Reproduce the material word for word; the images stay out.

>> start

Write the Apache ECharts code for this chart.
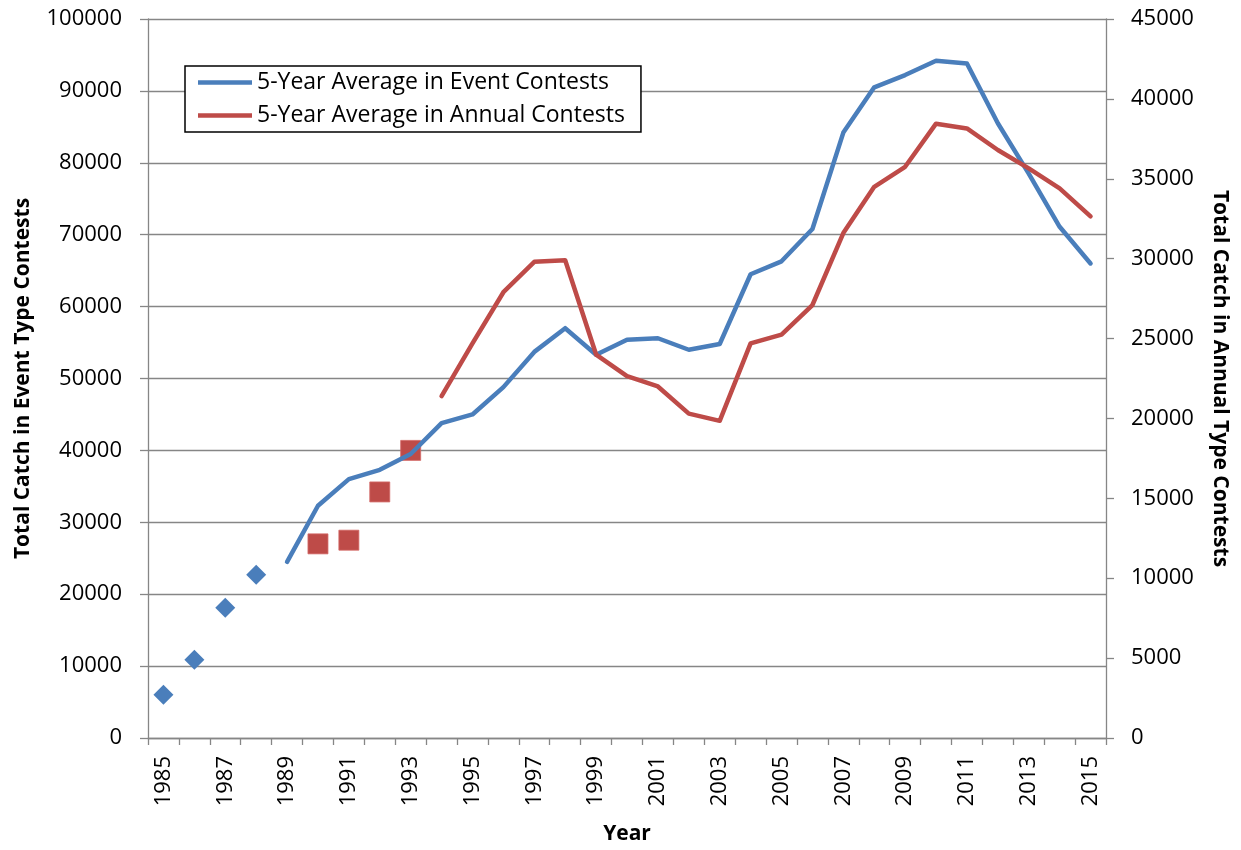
<!DOCTYPE html>
<html>
<head>
<meta charset="utf-8">
<script src="https://cdn.jsdelivr.net/npm/echarts@6/dist/echarts.min.js"></script>
<style>
html,body{margin:0;padding:0;background:#fff;}
#chart{width:1241px;height:850px;}
</style>
</head>
<body>
<div id="chart"></div>
<script>
const years = ['1985','1986','1987','1988','1989','1990','1991','1992','1993','1994','1995','1996','1997','1998','1999','2000','2001','2002','2003','2004','2005','2006','2007','2008','2009','2010','2011','2012','2013','2014','2015'];
// Single-year points (left axis), before 5-year average available
const eventPoints = [6000,10900,18100,22700,null,null,null,null,null,null,null,null,null,null,null,null,null,null,null,null,null,null,null,null,null,null,null,null,null,null,null];
// 5-Year Average in Event Contests (left axis)
const eventAvg = [null,null,null,null,24500,32300,36000,37300,39500,43800,45000,48800,53700,57000,53300,55400,55600,54000,54800,64500,66300,70800,84200,90500,92200,94200,93800,85500,78500,71100,66000];
// Single-year points (right axis)
const annualPoints = [null,null,null,null,null,12150,12380,15400,18000,null,null,null,null,null,null,null,null,null,null,null,null,null,null,null,null,null,null,null,null,null,null];
// 5-Year Average in Annual Contests (right axis)
const annualAvg = [null,null,null,null,null,null,null,null,null,21400,24700,27900,29800,29900,24000,22650,22000,20300,19850,24700,25250,27100,31600,34500,35750,38450,38150,36800,35650,34400,32650];

const blue = '#4A7EBB';
const red = '#BE4B48';
const gray = '#868686';
const font = 'Open Sans';

const chart = echarts.init(document.getElementById('chart'), null, {renderer:'canvas'});
chart.setOption({
  backgroundColor:'#fff',
  animation:false,
  textStyle:{fontFamily:font},
  grid:{left:148, right:135, top:19, bottom:112, containLabel:false, outerBoundsMode:'none'},
  legend:{
    show:true,
    orient:'vertical',
    left:185, top:66,
    data:[{name:'5-Year Average in Event Contests', icon:'rect'},{name:'5-Year Average in Annual Contests', icon:'rect'}],
    itemWidth:54, itemHeight:4.5, itemGap:10,
    padding:[5,16,5,13],
    borderColor:'#000', borderWidth:1.5,
    backgroundColor:'#fff',
    textStyle:{fontFamily:font, fontSize:23, color:'#000', padding:[0,0,0,0]}
  },
  xAxis:{
    type:'category', data:years, boundaryGap:true,
    name:'Year', nameLocation:'middle', nameGap:86,
    nameTextStyle:{fontFamily:font, fontSize:21, fontWeight:'bold', color:'#000'},
    axisLine:{show:true, lineStyle:{color:gray, width:1.3}},
    axisTick:{show:true, interval:0, length:7, lineStyle:{color:gray, width:1.3}},
    axisLabel:{interval:1, rotate:90, fontFamily:font, fontSize:22, color:'#000', margin:18},
    splitLine:{show:false}
  },
  yAxis:[{
    type:'value', min:0, max:100000, interval:10000, position:'left',
    name:'Total Catch in Event Type Contests', nameLocation:'middle', nameGap:114,
    nameTextStyle:{fontFamily:font, fontSize:21, fontWeight:'bold', color:'#000'},
    axisLine:{show:true, lineStyle:{color:gray, width:1.3}},
    axisTick:{show:true, length:8, lineStyle:{color:gray, width:1.3}},
    axisLabel:{fontFamily:font, fontSize:22, color:'#000', margin:26, formatter:(v)=>String(v)},
    splitLine:{show:true, lineStyle:{color:gray, width:1.3}}
  },{
    type:'value', min:0, max:45000, interval:5000, position:'right',
    name:'Total Catch in Annual Type Contests', nameLocation:'middle', nameGap:103, nameRotate:-90,
    nameTextStyle:{fontFamily:font, fontSize:21, fontWeight:'bold', color:'#000'},
    axisLine:{show:true, lineStyle:{color:gray, width:1.3}},
    axisTick:{show:true, length:8, lineStyle:{color:gray, width:1.3}},
    axisLabel:{fontFamily:font, fontSize:22, color:'#000', margin:25, formatter:(v)=>String(v)},
    splitLine:{show:false}
  }],
  series:[
    {name:'5-Year Average in Event Contests', type:'line', yAxisIndex:0, data:eventAvg,
     symbol:'none', connectNulls:false, color:blue, lineStyle:{color:blue, width:4.5, cap:'round', join:'round'}},
    {name:'5-Year Average in Annual Contests', type:'line', yAxisIndex:1, data:annualAvg,
     symbol:'none', connectNulls:false, color:red, lineStyle:{color:red, width:4.5, cap:'round', join:'round'}},
    {name:'eventPts', type:'scatter', yAxisIndex:0, data:eventPoints, symbol:'diamond', symbolSize:[20,20],
     itemStyle:{color:blue, opacity:1}},
    {name:'annualPts', type:'scatter', yAxisIndex:1, data:annualPoints, symbol:'rect', symbolSize:[20,20],
     itemStyle:{color:red, opacity:1, borderColor:'#D36A67', borderWidth:0.8}}
  ]
});
</script>
</body>
</html>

>> end

In response
Write the Apache ECharts code for this chart.
<!DOCTYPE html>
<html>
<head>
<meta charset="utf-8">
<script src="https://cdn.jsdelivr.net/npm/echarts@6/dist/echarts.min.js"></script>
<style>
html,body{margin:0;padding:0;background:#fff;}
#chart{width:1241px;height:850px;}
</style>
</head>
<body>
<div id="chart"></div>
<script>
const years = ['1985','1986','1987','1988','1989','1990','1991','1992','1993','1994','1995','1996','1997','1998','1999','2000','2001','2002','2003','2004','2005','2006','2007','2008','2009','2010','2011','2012','2013','2014','2015'];
// Single-year points (left axis), before 5-year average available
const eventPoints = [6000,10900,18100,22700,null,null,null,null,null,null,null,null,null,null,null,null,null,null,null,null,null,null,null,null,null,null,null,null,null,null,null];
// 5-Year Average in Event Contests (left axis)
const eventAvg = [null,null,null,null,24500,32300,36000,37300,39500,43800,45000,48800,53700,57000,53300,55400,55600,54000,54800,64500,66300,70800,84200,90500,92200,94200,93800,85500,78500,71100,66000];
// Single-year points (right axis)
const annualPoints = [null,null,null,null,null,12150,12380,15400,18000,null,null,null,null,null,null,null,null,null,null,null,null,null,null,null,null,null,null,null,null,null,null];
// 5-Year Average in Annual Contests (right axis)
const annualAvg = [null,null,null,null,null,null,null,null,null,21400,24700,27900,29800,29900,24000,22650,22000,20300,19850,24700,25250,27100,31600,34500,35750,38450,38150,36800,35650,34400,32650];

const blue = '#4A7EBB';
const red = '#BE4B48';
const gray = '#868686';
const font = 'Open Sans';

const chart = echarts.init(document.getElementById('chart'), null, {renderer:'canvas'});
chart.setOption({
  backgroundColor:'#fff',
  animation:false,
  textStyle:{fontFamily:font},
  grid:{left:148, right:135, top:19, bottom:112, containLabel:false, outerBoundsMode:'none'},
  legend:{
    show:true,
    orient:'vertical',
    left:185, top:66,
    data:[{name:'5-Year Average in Event Contests', icon:'rect'},{name:'5-Year Average in Annual Contests', icon:'rect'}],
    itemWidth:54, itemHeight:4.5, itemGap:10,
    padding:[5,16,5,13],
    borderColor:'#000', borderWidth:1.5,
    backgroundColor:'#fff',
    textStyle:{fontFamily:font, fontSize:23, color:'#000', padding:[0,0,0,0]}
  },
  xAxis:{
    type:'category', data:years, boundaryGap:true,
    name:'Year', nameLocation:'middle', nameGap:86,
    nameTextStyle:{fontFamily:font, fontSize:21, fontWeight:'bold', color:'#000'},
    axisLine:{show:true, lineStyle:{color:gray, width:1.3}},
    axisTick:{show:true, interval:0, length:7, lineStyle:{color:gray, width:1.3}},
    axisLabel:{interval:1, rotate:90, fontFamily:font, fontSize:22, color:'#000', margin:18},
    splitLine:{show:false}
  },
  yAxis:[{
    type:'value', min:0, max:100000, interval:10000, position:'left',
    name:'Total Catch in Event Type Contests', nameLocation:'middle', nameGap:114,
    nameTextStyle:{fontFamily:font, fontSize:21, fontWeight:'bold', color:'#000'},
    axisLine:{show:true, lineStyle:{color:gray, width:1.3}},
    axisTick:{show:true, length:8, lineStyle:{color:gray, width:1.3}},
    axisLabel:{fontFamily:font, fontSize:22, color:'#000', margin:26, formatter:(v)=>String(v)},
    splitLine:{show:true, lineStyle:{color:gray, width:1.3}}
  },{
    type:'value', min:0, max:45000, interval:5000, position:'right',
    name:'Total Catch in Annual Type Contests', nameLocation:'middle', nameGap:103, nameRotate:-90,
    nameTextStyle:{fontFamily:font, fontSize:21, fontWeight:'bold', color:'#000'},
    axisLine:{show:true, lineStyle:{color:gray, width:1.3}},
    axisTick:{show:true, length:8, lineStyle:{color:gray, width:1.3}},
    axisLabel:{fontFamily:font, fontSize:22, color:'#000', margin:25, formatter:(v)=>String(v)},
    splitLine:{show:false}
  }],
  series:[
    {name:'5-Year Average in Event Contests', type:'line', yAxisIndex:0, data:eventAvg,
     symbol:'none', connectNulls:false, color:blue, lineStyle:{color:blue, width:4.5, cap:'round', join:'round'}},
    {name:'5-Year Average in Annual Contests', type:'line', yAxisIndex:1, data:annualAvg,
     symbol:'none', connectNulls:false, color:red, lineStyle:{color:red, width:4.5, cap:'round', join:'round'}},
    {name:'eventPts', type:'scatter', yAxisIndex:0, data:eventPoints, symbol:'diamond', symbolSize:[20,20],
     itemStyle:{color:blue, opacity:1}},
    {name:'annualPts', type:'scatter', yAxisIndex:1, data:annualPoints, symbol:'rect', symbolSize:[20,20],
     itemStyle:{color:red, opacity:1, borderColor:'#D36A67', borderWidth:0.8}}
  ]
});
</script>
</body>
</html>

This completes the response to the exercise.